Intense solar radiation, streams of charged particles from sun flares, can corrupt the electronics holding this data, causing uncommanded dives or rolls. In a nightmare scenario, it could push the jet beyond structural limits, risking mid-air breakup. Regulators insisted on groundings to preempt disaster, especially during 2025’s solar maximum, when outbursts peak.
Panic traces back to October 30, when JetBlue Flight 1230 from Cancun to Newark suddenly plunged at 35,000 feet, injuring 15 aboard and forcing a Tampa emergency landing. Autopilot stayed on, but the brief drop exposed the ELAC B L104 software’s vulnerability to radiation spikes.

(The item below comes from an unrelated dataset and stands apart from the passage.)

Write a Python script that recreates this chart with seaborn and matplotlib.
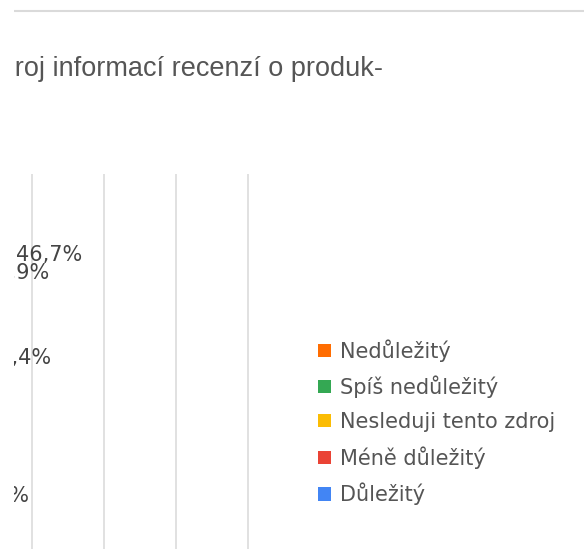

Unpacking the technical flaw: From solar particles to plane plunge peril
Delving deeper into the issue, solar radiation packs protons and electrons that zaps avionics at cruising altitudes, where Earth’s shield is thinner. Airbus’s analysis pinpointed ELAC versions L104 as culprits: during the JetBlue scare, which had corrupted inputs and triggered a “limited pitch-down event,” causing the plane to dive unexpectedly, creating zero gravity in the cabin, and throwing passengers from their seats. The fix? A three-hour job on each plane according to Airbus guidelines.
Could recent ‘cannibal solar storms’ be the hidden culprit?
This comes amid 2025’s fiery sun, marked by “cannibal solar storms“—fast coronal mass ejections (CMEs) that devour slower ones en route to Earth, supercharging geomagnetic chaos. A November 12 “cannibal” event, the strongest in 20 years, blacked out radios and jiggled GPS, even postponing NASA launches. Earlier September flares lit auroras over 18 US states. Did one of these beasts amplify the JetBlue glitch? Experts say it’s possible, urging investigations into space weather’s aviation blind spots. As fixes roll out by mid-December, one question lingers: Is the sun’s rage rewriting our skies?
Disruptions are expected to continue into Sunday.